● **What the task requires**: Retype exactly the lines from the first one through the line with "pos: 'above' |", including both ends; skip any pictures.
[begin Data extract]
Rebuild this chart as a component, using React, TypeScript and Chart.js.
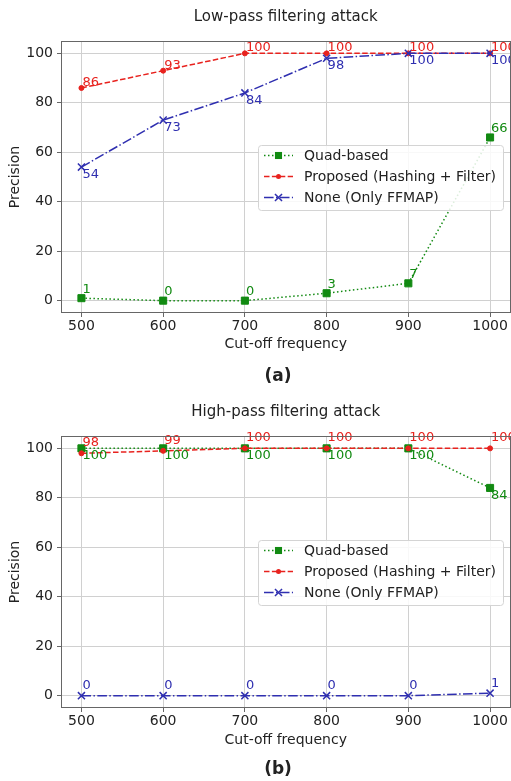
import React, { useEffect, useRef } from 'react';
import { Chart, registerables } from 'chart.js';

Chart.register(...registerables);

// ---- data ----
const cutoffs = [500, 600, 700, 800, 900, 1000];
const yTickValues = [0, 20, 40, 60, 80, 100];
const seriesNames = ['Quad-based', 'Proposed (Hashing + Filter)', 'None (Only FFMAP)'];

const lowQuad = [1, 0, 0, 3, 7, 66];
const lowProposed = [86, 93, 100, 100, 100, 100];
const lowNone = [54, 73, 84, 98, 100, 100];

const highQuad = [100, 100, 100, 100, 100, 84];
const highProposed = [98, 99, 100, 100, 100, 100];
const highNone = [0, 0, 0, 0, 0, 1];

const chartTitles = ['Low-pass filtering attack', 'High-pass filtering attack'];
const captions = ['(a)', '(b)'];
const xLabel = 'Cut-off frequency';
const yLabel = 'Precision';

// ---- styles ----
const FONT = '"DejaVu Sans", "Liberation Sans", sans-serif';
const TEXT = '#222222';
const GREEN = '#128a12';
const RED = '#e8221e';
const BLUE = '#2f2fb0';

type SeriesStyle = {
  color: string;
  dash: number[];
  pointStyle: string;
  radius: number;
  pointBorderWidth: number;
};

const seriesStyles: SeriesStyle[] = [
  { color: GREEN, dash: [1.5, 2.5], pointStyle: 'rect', radius: 5, pointBorderWidth: 1 },
  { color: RED, dash: [5.5, 2.4], pointStyle: 'circle', radius: 2.5, pointBorderWidth: 1 },
  { color: BLUE, dash: [9.6, 2.4, 1.5, 2.4], pointStyle: 'crossRot', radius: 5, pointBorderWidth: 1.5 },
];

type LabelCfg = { pos: 'above' | 'below'; gap: number };

type PanelCfg = {
  height: number;
  areaLeft: number;
  areaRight: number;
  areaTop: number;
  areaBottom: number;
  titleY: number;
  captionY: number;
  xTitlePad: number;
  values: number[][];
  labels: LabelCfg[];
  title: string;
  caption: string;
};

const panels: PanelCfg[] = [
  {
    height: 392,
    areaLeft: 61,
    areaRight: 510,
    areaTop: 41,
    areaBottom: 313,
    titleY: 17,
    captionY: 377,
    xTitlePad: 39.6,
    values: [lowQuad, lowProposed, lowNone],
    labels: [
      { pos: 'above', gap: 5.5 },
      { pos: 'above', gap: 2 },
      { pos: 'below', gap: 1 },
    ],
    title: chartTitles[0],
    caption: captions[0],
  },
  {
    height: 389,
    areaLeft: 61,
    areaRight: 510,
    areaTop: 44,
    areaBottom: 316,
    titleY: 20,
    captionY: 378,
    xTitlePad: 32.6,
    values: [highQuad, highProposed, highNone],
    labels: [
      { pos: 'below', gap: 1 },
      { pos: 'above', gap: 7 },
      { pos: 'above', gap: 6.5 },
    ],
    title: chartTitles[1],
    caption: captions[1],
  },
];

function drawMarker(ctx: CanvasRenderingContext2D, st: SeriesStyle, x: number, y: number) {
  ctx.save();
  ctx.setLineDash([]);
  ctx.fillStyle = st.color;
  ctx.strokeStyle = st.color;
  if (st.pointStyle === 'rect') {
    const s = st.radius * Math.SQRT1_2;
    ctx.fillRect(x - s, y - s, 2 * s, 2 * s);
  } else if (st.pointStyle === 'circle') {
    ctx.beginPath();
    ctx.arc(x, y, st.radius, 0, Math.PI * 2);
    ctx.fill();
  } else {
    const s = st.radius * Math.SQRT1_2;
    ctx.lineWidth = st.pointBorderWidth;
    ctx.beginPath();
    ctx.moveTo(x - s, y - s);
    ctx.lineTo(x + s, y + s);
    ctx.moveTo(x - s, y + s);
    ctx.lineTo(x + s, y - s);
    ctx.stroke();
  }
  ctx.restore();
}

const decorPlugin = {
  id: 'decor',
  afterDatasetsDraw(chart: any, _args: any, opts: any) {
    const { ctx, chartArea: a } = chart;
    const cfg: PanelCfg = opts.panel;
    ctx.save();

    // value labels
    ctx.font = `13px ${FONT}`;
    ctx.textAlign = 'left';
    chart.data.datasets.forEach((ds: any, i: number) => {
      const meta = chart.getDatasetMeta(i);
      const lc = cfg.labels[i];
      ctx.fillStyle = seriesStyles[i].color;
      meta.data.forEach((pt: any, j: number) => {
        const v = ds.data[j].y;
        if (lc.pos === 'below') {
          ctx.textBaseline = 'top';
          ctx.fillText(String(v), pt.x + 1, pt.y + lc.gap);
        } else {
          ctx.textBaseline = 'alphabetic';
          ctx.fillText(String(v), pt.x + 1, pt.y - lc.gap);
        }
      });
    });

    // spines
    ctx.strokeStyle = '#666666';
    ctx.lineWidth = 1;
    ctx.setLineDash([]);
    ctx.strokeRect(
      Math.round(a.left) + 0.5,
      Math.round(a.top) + 0.5,
      Math.round(a.right - a.left) - 1,
      Math.round(a.bottom - a.top) - 1
    );

    // legend
    const lx = Math.round(a.right) - 253;
    const ly = Math.round(a.top) + 104;
    const lw = 245;
    const lh = 65;
    ctx.beginPath();
    (ctx as any).roundRect(lx + 0.5, ly + 0.5, lw, lh, 3);
    ctx.fillStyle = 'rgba(255,255,255,0.85)';
    ctx.fill();
    ctx.strokeStyle = '#d4d4d4';
    ctx.lineWidth = 1;
    ctx.stroke();

    ctx.font = `14px ${FONT}`;
    ctx.textBaseline = 'middle';
    ctx.textAlign = 'left';
    seriesNames.forEach((name, i) => {
      const st = seriesStyles[i];
      const ry = ly + 10.5 + 21 * i;
      ctx.save();
      ctx.strokeStyle = st.color;
      ctx.lineWidth = 1.5;
      ctx.setLineDash(st.dash);
      ctx.beginPath();
      ctx.moveTo(lx + 6, ry);
      ctx.lineTo(lx + 35, ry);
      ctx.stroke();
      ctx.restore();
      drawMarker(ctx, st, lx + 20.5, ry);
      ctx.fillStyle = TEXT;
      ctx.fillText(name, lx + 46, ry + 0.5);
    });

    ctx.restore();
  },
  afterDraw(chart: any, _args: any, opts: any) {
    const { ctx, chartArea: a } = chart;
    const cfg: PanelCfg = opts.panel;
    ctx.save();
    ctx.fillStyle = TEXT;
    ctx.textAlign = 'center';
    ctx.textBaseline = 'middle';
    ctx.font = `15px ${FONT}`;
    ctx.fillText(cfg.title, (a.left + a.right) / 2, cfg.titleY);
    ctx.font = `bold 17px ${FONT}`;
    ctx.fillText(cfg.caption, 278, cfg.captionY);
    ctx.restore();
  },
};

function buildChart(canvas: HTMLCanvasElement, cfg: PanelCfg) {
  const datasets = cfg.values.map((vals, i) => {
    const st = seriesStyles[i];
    return {
      label: seriesNames[i],
      data: cutoffs.map((x, j) => ({ x, y: vals[j] })),
      borderColor: st.color,
      backgroundColor: st.color,
      borderWidth: 1.5,
      borderDash: st.dash,
      pointStyle: st.pointStyle,
      pointRadius: st.radius,
      pointHoverRadius: st.radius,
      pointBorderWidth: st.pointBorderWidth,
      pointBackgroundColor: st.color,
      pointBorderColor: st.color,
      tension: 0,
      fill: false,
      order: 2 - i,
    };
  });
  return new Chart(canvas, {
    type: 'line',
    data: { datasets } as any,
    options: {
      animation: false,
      responsive: false,
      maintainAspectRatio: false,
      layout: { padding: { top: cfg.areaTop, left: 0, right: 1, bottom: 0 } },
      plugins: {
        legend: { display: false },
        title: { display: false },
        tooltip: { enabled: false },
        decor: { panel: cfg },
      } as any,
      scales: {
        x: {
          type: 'linear',
          min: 475,
          max: 1025,
          offset: false,
          afterBuildTicks: (s: any) => {
            s.ticks = cutoffs.map((v) => ({ value: v }));
          },
          afterFit: (s: any) => {
            s.height = cfg.height - cfg.areaBottom;
          },
          ticks: {
            font: { family: FONT, size: 14 },
            color: TEXT,
            padding: 1,
            maxRotation: 0,
            autoSkip: false,
            callback: (v: any) => String(v),
          },
          grid: { color: '#d0d0d0', tickColor: '#666666', tickLength: 4, lineWidth: 1 },
          border: { display: false },
          title: {
            display: true,
            text: xLabel,
            font: { family: FONT, size: 14 },
            color: TEXT,
            padding: { top: 0, bottom: cfg.xTitlePad },
          },
        },
        y: {
          type: 'linear',
          min: -5,
          max: 105,
          afterBuildTicks: (s: any) => {
            s.ticks = yTickValues.map((v) => ({ value: v }));
          },
          afterFit: (s: any) => {
            s.width = cfg.areaLeft;
          },
          ticks: {
            font: { family: FONT, size: 14 },
            color: TEXT,
            padding: 4,
            callback: (v: any) => String(v),
          },
          grid: { color: '#d0d0d0', tickColor: '#666666', tickLength: 4, lineWidth: 1 },
          border: { display: false },
          title: {
            display: true,
            text: yLabel,
            font: { family: FONT, size: 14 },
            color: TEXT,
            padding: { top: 6.6, bottom: 0 },
          },
        },
      },
    } as any,
    plugins: [decorPlugin as any],
  });
}

function Panel({ cfg }: { cfg: PanelCfg }) {
  const ref = useRef<HTMLCanvasElement | null>(null);
  useEffect(() => {
    const canvas = ref.current;
    if (!canvas) return;
    let w = 511;
    const setSize = (width: number) => {
      canvas.width = width;
      canvas.height = cfg.height;
      canvas.style.width = width + 'px';
      canvas.style.height = cfg.height + 'px';
    };
    setSize(w);
    let chart = buildChart(canvas, cfg);
    // Chart.js keeps a few px of extra right padding; widen the canvas (clipped by the
    // 511px wrapper) until the plot's right edge sits where the reference has it.
    for (let k = 0; k < 3; k++) {
      const dr = cfg.areaRight - chart.chartArea.right;
      if (Math.abs(dr) < 0.75) break;
      chart.destroy();
      w = Math.round(w + dr);
      setSize(w);
      chart = buildChart(canvas, cfg);
    }
    return () => chart.destroy();
  }, [cfg]);
  return (
    <div style={{ width: 511, height: cfg.height, overflow: 'hidden' }}>
      <canvas ref={ref} width={511} height={cfg.height} style={{ display: 'block' }} />
    </div>
  );
}

export default function App() {
  useEffect(() => {
    document.body.style.margin = '0';
    document.body.style.background = '#ffffff';
  }, []);
  return (
    <div style={{ width: 511, height: 781, background: '#fff', overflow: 'hidden' }}>
      {panels.map((p, i) => (
        <Panel key={i} cfg={p} />
      ))}
    </div>
  );
}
[end Data extract]
● **Expected output**:
Rebuild this chart as a component, using React, TypeScript and Chart.js.
import React, { useEffect, useRef } from 'react';
import { Chart, registerables } from 'chart.js';

Chart.register(...registerables);

// ---- data ----
const cutoffs = [500, 600, 700, 800, 900, 1000];
const yTickValues = [0, 20, 40, 60, 80, 100];
const seriesNames = ['Quad-based', 'Proposed (Hashing + Filter)', 'None (Only FFMAP)'];

const lowQuad = [1, 0, 0, 3, 7, 66];
const lowProposed = [86, 93, 100, 100, 100, 100];
const lowNone = [54, 73, 84, 98, 100, 100];

const highQuad = [100, 100, 100, 100, 100, 84];
const highProposed = [98, 99, 100, 100, 100, 100];
const highNone = [0, 0, 0, 0, 0, 1];

const chartTitles = ['Low-pass filtering attack', 'High-pass filtering attack'];
const captions = ['(a)', '(b)'];
const xLabel = 'Cut-off frequency';
const yLabel = 'Precision';

// ---- styles ----
const FONT = '"DejaVu Sans", "Liberation Sans", sans-serif';
const TEXT = '#222222';
const GREEN = '#128a12';
const RED = '#e8221e';
const BLUE = '#2f2fb0';

type SeriesStyle = {
  color: string;
  dash: number[];
  pointStyle: string;
  radius: number;
  pointBorderWidth: number;
};

const seriesStyles: SeriesStyle[] = [
  { color: GREEN, dash: [1.5, 2.5], pointStyle: 'rect', radius: 5, pointBorderWidth: 1 },
  { color: RED, dash: [5.5, 2.4], pointStyle: 'circle', radius: 2.5, pointBorderWidth: 1 },
  { color: BLUE, dash: [9.6, 2.4, 1.5, 2.4], pointStyle: 'crossRot', radius: 5, pointBorderWidth: 1.5 },
];

type LabelCfg = { pos: 'above' | 'below'; gap: number };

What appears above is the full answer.